The Market Realist Take

Sprott Resources’s annual filing said its revenue, which increased to $46 million in 2013 from $44 million in 2012, continues to be driven primarily by One Earth Farms or OEF (95% for the years ended December 31, 2013 and 2012) with the remaining revenue from One Earth Oil & Gas or OEOG. As a result of the Beretta Farms acquisition in early 2013, the composition of the OEF revenues changed substantially, with nearly 40% of its 2013 revenues related to sales of Beretta Farms–branded products. In 2012 and 2011, OEF revenues were primarily from crop farming together with the remaining revenues generated from cattle farming.

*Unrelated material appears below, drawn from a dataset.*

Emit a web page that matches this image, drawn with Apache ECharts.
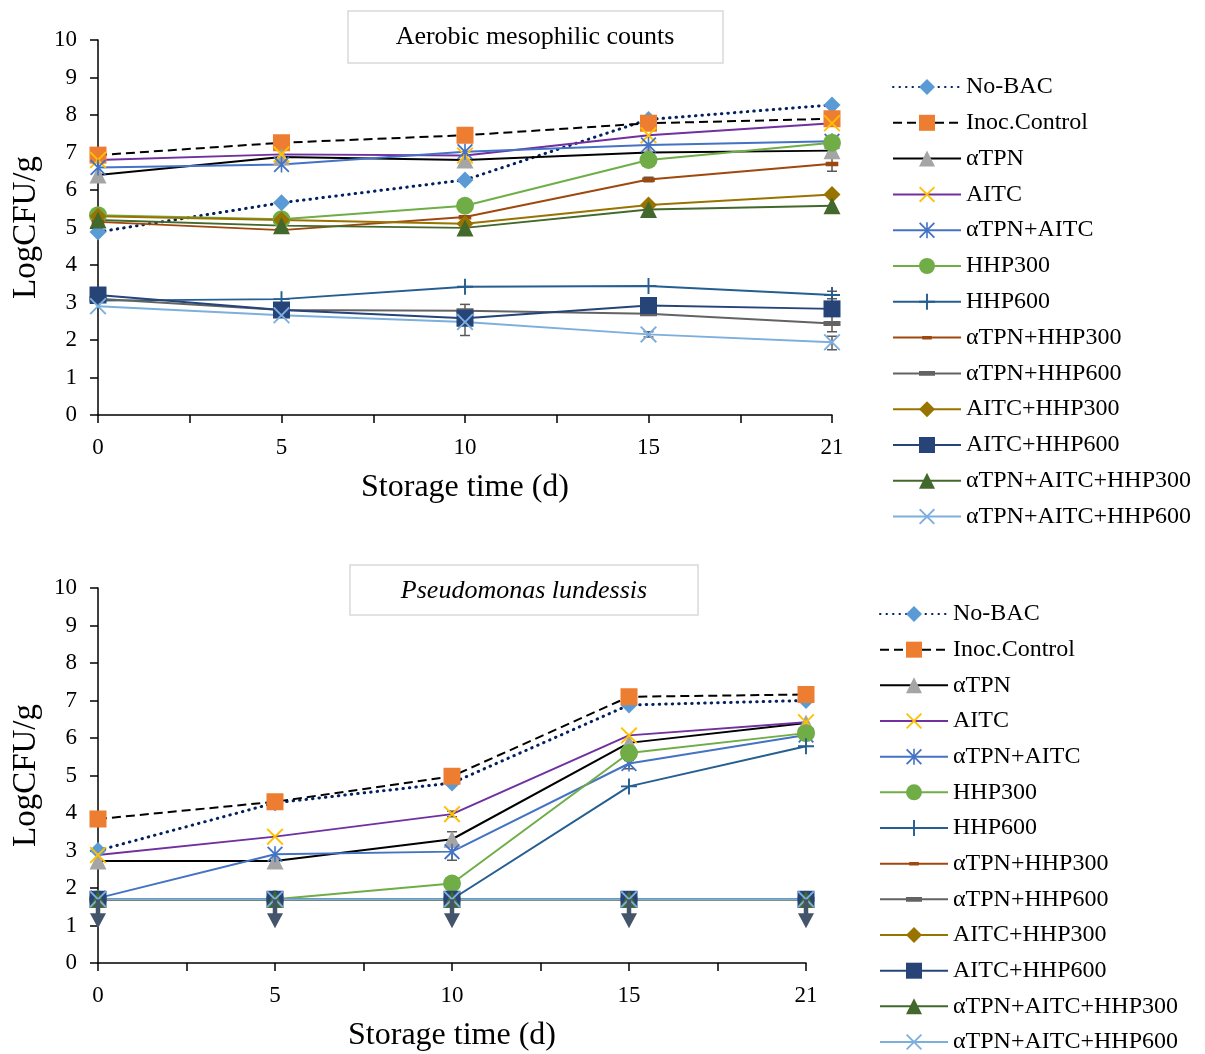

OEF revenues relating to crop farming decreased from 2012 to 2013 as management implemented a plan to reduce the number of farmed crop acres. Conversely, OEF revenues relating to cattle farming almost doubled from 2012 to 2013. In March 2014, OEF concluded to exit its crop farming and focus on growing its cattle farming and Beretta Farms–branded products businesses.

Sprott Asset Management said in its agricultural fund commentary for March that abnormal weather in Southeast Asia and Brazil, coupled with political tensions in Ukraine and Russia, have led to supply concerns, while demand increased for U.S. exports of wheat, corn, and soybeans. Some of the big agribusiness companies exposed to trends in agriculture include CF Industries (CF), Mosaic Co. (MOS), Monsanto Company (MON), and AGCO Corporation (AGCO).